Rachel Stabler joined ASU in 2019 after teaching legal writing for nine years at the University of Miami School of Law. She regularly teaches the first-year legal writing course. She has also taught upper-level courses, including judicial writing and non-litigation drafting, as well as an intensive summer legal writing course. She is active in the Association of Legal Writing Directors and the Legal Writing Institute, regularly serving on committees and presenting at conferences around the country. She is a member of the Editorial Board of Legal Writing: The Journal of the Legal Writing Institute, serving as a managing editor and as a book review editor.

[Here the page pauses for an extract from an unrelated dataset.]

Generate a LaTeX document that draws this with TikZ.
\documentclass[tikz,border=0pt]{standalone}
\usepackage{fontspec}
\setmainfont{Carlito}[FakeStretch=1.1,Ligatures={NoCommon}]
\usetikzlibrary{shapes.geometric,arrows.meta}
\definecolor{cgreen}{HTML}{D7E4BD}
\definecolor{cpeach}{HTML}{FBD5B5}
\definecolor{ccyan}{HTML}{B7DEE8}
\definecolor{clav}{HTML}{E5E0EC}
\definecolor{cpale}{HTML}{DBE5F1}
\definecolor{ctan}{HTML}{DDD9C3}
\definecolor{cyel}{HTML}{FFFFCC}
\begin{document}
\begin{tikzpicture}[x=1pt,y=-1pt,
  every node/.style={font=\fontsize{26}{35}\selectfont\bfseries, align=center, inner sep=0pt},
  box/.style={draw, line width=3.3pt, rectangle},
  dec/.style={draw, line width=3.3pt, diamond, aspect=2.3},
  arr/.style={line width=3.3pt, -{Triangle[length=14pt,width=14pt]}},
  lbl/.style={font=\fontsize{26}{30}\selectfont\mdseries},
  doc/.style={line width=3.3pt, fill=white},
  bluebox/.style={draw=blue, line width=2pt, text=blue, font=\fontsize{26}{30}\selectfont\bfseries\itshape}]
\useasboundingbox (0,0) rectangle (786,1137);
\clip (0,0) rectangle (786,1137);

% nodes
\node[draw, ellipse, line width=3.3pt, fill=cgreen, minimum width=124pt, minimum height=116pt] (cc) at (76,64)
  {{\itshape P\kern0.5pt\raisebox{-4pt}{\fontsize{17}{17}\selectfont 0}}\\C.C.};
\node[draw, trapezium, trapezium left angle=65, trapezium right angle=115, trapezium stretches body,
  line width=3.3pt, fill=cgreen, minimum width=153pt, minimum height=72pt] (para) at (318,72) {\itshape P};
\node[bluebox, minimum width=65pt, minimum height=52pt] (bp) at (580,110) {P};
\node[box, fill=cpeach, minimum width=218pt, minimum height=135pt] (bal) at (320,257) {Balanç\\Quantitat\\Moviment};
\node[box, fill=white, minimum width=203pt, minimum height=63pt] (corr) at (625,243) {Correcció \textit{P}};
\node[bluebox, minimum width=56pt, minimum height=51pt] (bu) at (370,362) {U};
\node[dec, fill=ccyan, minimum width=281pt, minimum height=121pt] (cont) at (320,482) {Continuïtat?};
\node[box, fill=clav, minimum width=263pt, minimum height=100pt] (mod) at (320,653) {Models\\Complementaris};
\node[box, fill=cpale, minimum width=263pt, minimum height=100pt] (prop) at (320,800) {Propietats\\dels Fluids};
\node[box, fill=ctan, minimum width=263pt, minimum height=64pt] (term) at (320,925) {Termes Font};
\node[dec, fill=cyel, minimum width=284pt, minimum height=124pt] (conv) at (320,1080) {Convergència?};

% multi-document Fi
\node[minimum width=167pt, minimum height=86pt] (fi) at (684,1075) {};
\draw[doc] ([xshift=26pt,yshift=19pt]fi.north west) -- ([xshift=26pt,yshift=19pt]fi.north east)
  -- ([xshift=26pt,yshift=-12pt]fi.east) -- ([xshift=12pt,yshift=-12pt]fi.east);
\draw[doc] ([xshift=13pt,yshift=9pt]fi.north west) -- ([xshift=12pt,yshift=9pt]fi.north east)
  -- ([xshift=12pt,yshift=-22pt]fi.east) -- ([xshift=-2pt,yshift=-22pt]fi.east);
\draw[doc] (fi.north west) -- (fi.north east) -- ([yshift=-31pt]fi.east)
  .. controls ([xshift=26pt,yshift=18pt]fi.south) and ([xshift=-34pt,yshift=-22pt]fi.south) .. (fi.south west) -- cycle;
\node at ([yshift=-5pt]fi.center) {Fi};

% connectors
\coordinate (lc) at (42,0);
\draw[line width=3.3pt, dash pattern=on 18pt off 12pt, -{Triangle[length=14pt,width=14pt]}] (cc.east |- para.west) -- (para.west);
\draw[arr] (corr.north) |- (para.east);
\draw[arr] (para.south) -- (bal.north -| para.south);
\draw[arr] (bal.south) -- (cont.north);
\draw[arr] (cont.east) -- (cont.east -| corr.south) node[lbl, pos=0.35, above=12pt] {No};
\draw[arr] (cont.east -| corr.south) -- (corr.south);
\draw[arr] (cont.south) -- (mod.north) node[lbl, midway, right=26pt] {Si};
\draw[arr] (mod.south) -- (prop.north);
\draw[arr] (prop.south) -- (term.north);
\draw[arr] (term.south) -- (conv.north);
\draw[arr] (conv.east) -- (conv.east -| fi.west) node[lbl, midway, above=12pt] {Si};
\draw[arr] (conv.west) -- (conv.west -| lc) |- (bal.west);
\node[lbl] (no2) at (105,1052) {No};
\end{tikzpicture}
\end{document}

She is also the Chair-Elect of the AALS Section on Legal Writing, Reasoning, and Research.
Professor Stabler's scholarship focuses on the substance and teaching of legal communication. Her work has been published in the Notre Dame Journal of Legislation and Legal Writing: the Journal of the Legal Writing Institute. Her most recent article, titled "All Rise: Pursuing Equity in Oral Argument Evaluation," was published in volume 103 the Nebraska Law Review.
Professor Stabler graduated summa cum laude from the University of Alabama School of Law, where she was on the managing board of the Alabama Law Review and was elected to the Order of the Coif. Her student note was also published in the Alabama Law Review. After graduating, she went on to clerk for the Honorable Joel F. Dubina on the U.S. Court of Appeals for the Eleventh Circuit. She also practiced law in Birmingham, Alabama, focusing on general commercial litigation and labor and employment law.